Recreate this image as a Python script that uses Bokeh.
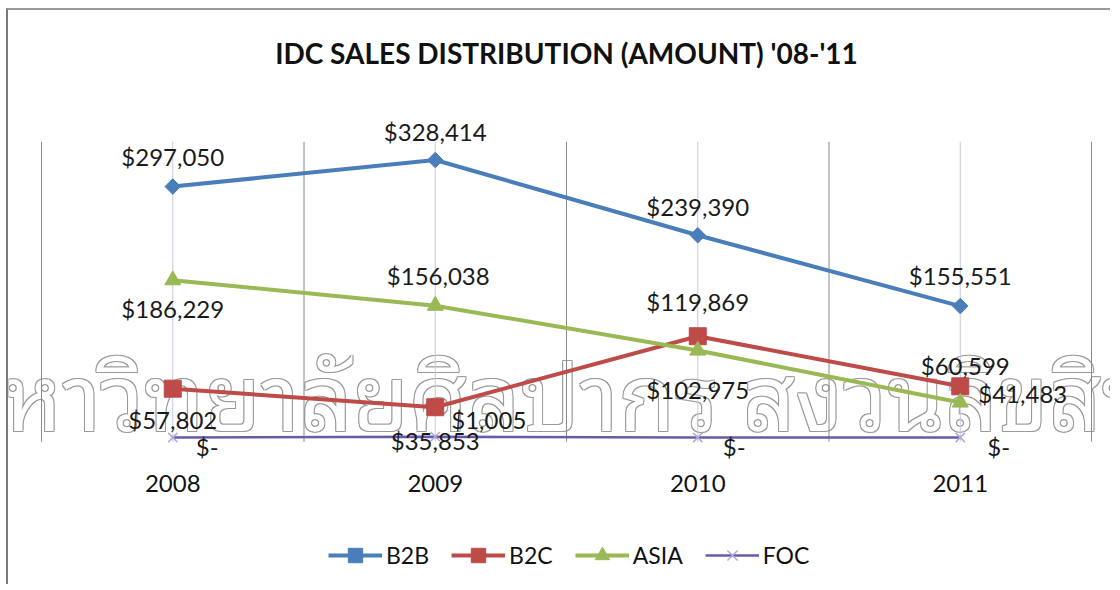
import math
from bokeh.plotting import figure
from bokeh.models import (Range1d, Legend, LegendItem, ColumnDataSource, Label)
from bokeh.core.properties import value
from bokeh.embed import file_html
from bokeh.resources import INLINE

# ---------------- data ----------------
years = ["2008", "2009", "2010", "2011"]
b2b = [297050, 328414, 239390, 155551]
b2c = [57802, 35853, 119869, 60599]
asia = [186229, 156038, 102975, 41483]
foc = [0, 1005, 0, 0]
series_names = ["B2B", "B2C", "ASIA", "FOC"]
title_text = "IDC SALES DISTRIBUTION (AMOUNT) '08-'11"
watermark_text = "มหาวิทยาลัยศิลปากร สงวนลิขสิทธิ์"

# ---------------- layout / style ----------------
FONT = "Lato"
COLORS = {"B2B": "#4A7EBB", "B2C": "#BE4B48", "ASIA": "#98B954", "FOC": "#6A5AA8"}
AXIS_MIN, AXIS_MAX = -5000, 350000
# page geometry (px)
X0, Y0 = 8, 10            # canvas origin on page
W, H = 1104, 576
PLOT_LEFT = 41            # page x of first category boundary
CAT_PX = 262.5            # px per category
Y_ZERO = 437.0            # page y of value 0
Y_TOP = 141.3             # page y of AXIS_MAX
PER_PX = AXIS_MAX / (Y_ZERO - Y_TOP)

def vy(page_y):
    return (Y_ZERO - page_y) * PER_PX

def vx(page_x):
    return (page_x - PLOT_LEFT) / CAT_PX

# label placement per point: (dx px, dy px down, align)
LABEL_LAYOUT = {
    "B2B":  [(0, -30, "center"), (0, -29, "center"), (0, -29, "center"), (0, -31, "center")],
    "B2C":  [(0, 31, "center"), (0, 33, "center"), (0, -35, "center"), (5, -21, "center")],
    "ASIA": [(0, 28, "center"), (3, -30, "center"), (0, 39, "center"), (18, -9, "left")],
    "FOC":  [(23, 9, "left"), (16, -17, "left"), (25, 9, "left"), (27, 9, "left")],
}

p = figure(width=W, height=H, output_backend="svg", toolbar_location=None,
           x_range=Range1d(vx(X0), vx(X0 + W)),
           y_range=Range1d(vy(Y0 + H), vy(Y0)),
           x_axis_location=None, y_axis_location=None,
           min_border=0, outline_line_color=None)
p.grid.visible = False
p.styles = {"margin-left": "6px", "margin-top": "8px",
            "border-left": "2px solid #7a7a7a", "border-top": "2px solid #9a9a9a"}

n = len(years)
centers = [i + 0.5 for i in range(n)]
bounds = list(range(n + 1))

# watermark (outlined text)
wm_kw = dict(x=vx(578), y=vy(389), x_units="data", y_units="data", text=watermark_text,
             text_align="center", text_baseline="alphabetic",
             text_font="'Noto Sans Thai Looped', 'Noto Serif Thai', 'Noto Sans Thai', sans-serif",
             text_font_size="92px", level="image")
for dx, dy in [(-1, -1), (1, 1), (-1, 1), (1, -1)]:
    p.add_layout(Label(x_offset=dx, y_offset=dy, text_color="#9a9a9a", **wm_kw))
p.add_layout(Label(x_offset=0, y_offset=0, text_color="#ffffff", **wm_kw))

# vertical gridlines: category boundaries and category centres
p.segment(x0=bounds, y0=[AXIS_MIN] * len(bounds), x1=bounds, y1=[AXIS_MAX] * len(bounds),
          line_color="#8a8a8a", line_width=1)
p.segment(x0=centers, y0=[AXIS_MIN] * n, x1=centers, y1=[AXIS_MAX] * n,
          line_color="#cbc8da", line_width=1)

# title
p.add_layout(Label(x=n / 2, y=vy(52), text=title_text, text_align="center",
                   text_baseline="middle", text_font=FONT, text_font_size="28px",
                   text_font_style="bold", text_color="#111111"))

# category labels
p.text(x=centers, y=[vy(483)] * n, text=years, text_align="center",
       text_baseline="middle", text_font=value(FONT), text_font_size="24px",
       text_color="#111111")

series = {"B2B": b2b, "B2C": b2c, "ASIA": asia, "FOC": foc}
marker_spec = {
    "B2B": dict(marker="square", size=11, angle=math.pi / 4),
    "B2C": dict(marker="square", size=17, angle=0),
    "ASIA": dict(marker="triangle", size=16, angle=0),
    "FOC": dict(marker="x", size=13, angle=0),
}
line_w = {"B2B": 4, "B2C": 4, "ASIA": 4, "FOC": 2.5}

items = []
for name in series_names:
    vals = series[name]
    col = COLORS[name]
    src = ColumnDataSource(dict(x=centers, y=vals))
    lr = p.line("x", "y", source=src, line_color=col, line_width=line_w[name])
    ms = marker_spec[name]
    if name == "FOC":
        mr = p.scatter("x", "y", source=src, marker="x", size=ms["size"],
                       line_color="#b3a9d6", line_width=1.5)
    else:
        mr = p.scatter("x", "y", source=src, marker=ms["marker"], size=ms["size"],
                       angle=ms["angle"], fill_color=col, line_color=col)
    items.append(LegendItem(label=name, renderers=[lr, mr]))

# data labels
for name in series_names:
    vals = series[name]
    lay = LABEL_LAYOUT[name]
    for align in ("center", "left"):
        idx = [i for i in range(len(vals)) if lay[i][2] == align]
        if not idx:
            continue
        txt = ["$-" if vals[i] == 0 else "${:,}".format(vals[i]) for i in idx]
        src = ColumnDataSource(dict(
            x=[centers[i] for i in idx], y=[vals[i] for i in idx], t=txt,
            dx=[lay[i][0] for i in idx], dy=[lay[i][1] for i in idx]))
        p.text("x", "y", text="t", source=src, x_offset="dx", y_offset="dy",
               text_align=align, text_baseline="middle",
               text_font=value(FONT), text_font_size="24px", text_color="#1a1a1a")

GLYPH_H = 36
legend = Legend(items=items, orientation="horizontal",
                location=(328 - X0, (Y0 + H) - (555 + GLYPH_H // 2)),
                glyph_width=54, glyph_height=GLYPH_H, label_standoff=4, spacing=22,
                padding=0, margin=0, border_line_color=None,
                background_fill_alpha=0, label_text_font=FONT,
                label_text_font_size="23px", label_text_color="#111111")
p.add_layout(legend, "center")

open("out.html", "w").write(file_html(p, INLINE))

# # # #

Transcribe the material exactly, leaving every picture out.

Recreate this image as a Python script that uses Bokeh.
import math
from bokeh.plotting import figure
from bokeh.models import (Range1d, Legend, LegendItem, ColumnDataSource, Label)
from bokeh.core.properties import value
from bokeh.embed import file_html
from bokeh.resources import INLINE

# ---------------- data ----------------
years = ["2008", "2009", "2010", "2011"]
b2b = [297050, 328414, 239390, 155551]
b2c = [57802, 35853, 119869, 60599]
asia = [186229, 156038, 102975, 41483]
foc = [0, 1005, 0, 0]
series_names = ["B2B", "B2C", "ASIA", "FOC"]
title_text = "IDC SALES DISTRIBUTION (AMOUNT) '08-'11"
watermark_text = "มหาวิทยาลัยศิลปากร สงวนลิขสิทธิ์"

# ---------------- layout / style ----------------
FONT = "Lato"
COLORS = {"B2B": "#4A7EBB", "B2C": "#BE4B48", "ASIA": "#98B954", "FOC": "#6A5AA8"}
AXIS_MIN, AXIS_MAX = -5000, 350000
# page geometry (px)
X0, Y0 = 8, 10            # canvas origin on page
W, H = 1104, 576
PLOT_LEFT = 41            # page x of first category boundary
CAT_PX = 262.5            # px per category
Y_ZERO = 437.0            # page y of value 0
Y_TOP = 141.3             # page y of AXIS_MAX
PER_PX = AXIS_MAX / (Y_ZERO - Y_TOP)

def vy(page_y):
    return (Y_ZERO - page_y) * PER_PX

def vx(page_x):
    return (page_x - PLOT_LEFT) / CAT_PX

# label placement per point: (dx px, dy px down, align)
LABEL_LAYOUT = {
    "B2B":  [(0, -30, "center"), (0, -29, "center"), (0, -29, "center"), (0, -31, "center")],
    "B2C":  [(0, 31, "center"), (0, 33, "center"), (0, -35, "center"), (5, -21, "center")],
    "ASIA": [(0, 28, "center"), (3, -30, "center"), (0, 39, "center"), (18, -9, "left")],
    "FOC":  [(23, 9, "left"), (16, -17, "left"), (25, 9, "left"), (27, 9, "left")],
}

p = figure(width=W, height=H, output_backend="svg", toolbar_location=None,
           x_range=Range1d(vx(X0), vx(X0 + W)),
           y_range=Range1d(vy(Y0 + H), vy(Y0)),
           x_axis_location=None, y_axis_location=None,
           min_border=0, outline_line_color=None)
p.grid.visible = False
p.styles = {"margin-left": "6px", "margin-top": "8px",
            "border-left": "2px solid #7a7a7a", "border-top": "2px solid #9a9a9a"}

n = len(years)
centers = [i + 0.5 for i in range(n)]
bounds = list(range(n + 1))

# watermark (outlined text)
wm_kw = dict(x=vx(578), y=vy(389), x_units="data", y_units="data", text=watermark_text,
             text_align="center", text_baseline="alphabetic",
             text_font="'Noto Sans Thai Looped', 'Noto Serif Thai', 'Noto Sans Thai', sans-serif",
             text_font_size="92px", level="image")
for dx, dy in [(-1, -1), (1, 1), (-1, 1), (1, -1)]:
    p.add_layout(Label(x_offset=dx, y_offset=dy, text_color="#9a9a9a", **wm_kw))
p.add_layout(Label(x_offset=0, y_offset=0, text_color="#ffffff", **wm_kw))

# vertical gridlines: category boundaries and category centres
p.segment(x0=bounds, y0=[AXIS_MIN] * len(bounds), x1=bounds, y1=[AXIS_MAX] * len(bounds),
          line_color="#8a8a8a", line_width=1)
p.segment(x0=centers, y0=[AXIS_MIN] * n, x1=centers, y1=[AXIS_MAX] * n,
          line_color="#cbc8da", line_width=1)

# title
p.add_layout(Label(x=n / 2, y=vy(52), text=title_text, text_align="center",
                   text_baseline="middle", text_font=FONT, text_font_size="28px",
                   text_font_style="bold", text_color="#111111"))

# category labels
p.text(x=centers, y=[vy(483)] * n, text=years, text_align="center",
       text_baseline="middle", text_font=value(FONT), text_font_size="24px",
       text_color="#111111")

series = {"B2B": b2b, "B2C": b2c, "ASIA": asia, "FOC": foc}
marker_spec = {
    "B2B": dict(marker="square", size=11, angle=math.pi / 4),
    "B2C": dict(marker="square", size=17, angle=0),
    "ASIA": dict(marker="triangle", size=16, angle=0),
    "FOC": dict(marker="x", size=13, angle=0),
}
line_w = {"B2B": 4, "B2C": 4, "ASIA": 4, "FOC": 2.5}

items = []
for name in series_names:
    vals = series[name]
    col = COLORS[name]
    src = ColumnDataSource(dict(x=centers, y=vals))
    lr = p.line("x", "y", source=src, line_color=col, line_width=line_w[name])
    ms = marker_spec[name]
    if name == "FOC":
        mr = p.scatter("x", "y", source=src, marker="x", size=ms["size"],
                       line_color="#b3a9d6", line_width=1.5)
    else:
        mr = p.scatter("x", "y", source=src, marker=ms["marker"], size=ms["size"],
                       angle=ms["angle"], fill_color=col, line_color=col)
    items.append(LegendItem(label=name, renderers=[lr, mr]))

# data labels
for name in series_names:
    vals = series[name]
    lay = LABEL_LAYOUT[name]
    for align in ("center", "left"):
        idx = [i for i in range(len(vals)) if lay[i][2] == align]
        if not idx:
            continue
        txt = ["$-" if vals[i] == 0 else "${:,}".format(vals[i]) for i in idx]
        src = ColumnDataSource(dict(
            x=[centers[i] for i in idx], y=[vals[i] for i in idx], t=txt,
            dx=[lay[i][0] for i in idx], dy=[lay[i][1] for i in idx]))
        p.text("x", "y", text="t", source=src, x_offset="dx", y_offset="dy",
               text_align=align, text_baseline="middle",
               text_font=value(FONT), text_font_size="24px", text_color="#1a1a1a")

GLYPH_H = 36
legend = Legend(items=items, orientation="horizontal",
                location=(328 - X0, (Y0 + H) - (555 + GLYPH_H // 2)),
                glyph_width=54, glyph_height=GLYPH_H, label_standoff=4, spacing=22,
                padding=0, margin=0, border_line_color=None,
                background_fill_alpha=0, label_text_font=FONT,
                label_text_font_size="23px", label_text_color="#111111")
p.add_layout(legend, "center")

open("out.html", "w").write(file_html(p, INLINE))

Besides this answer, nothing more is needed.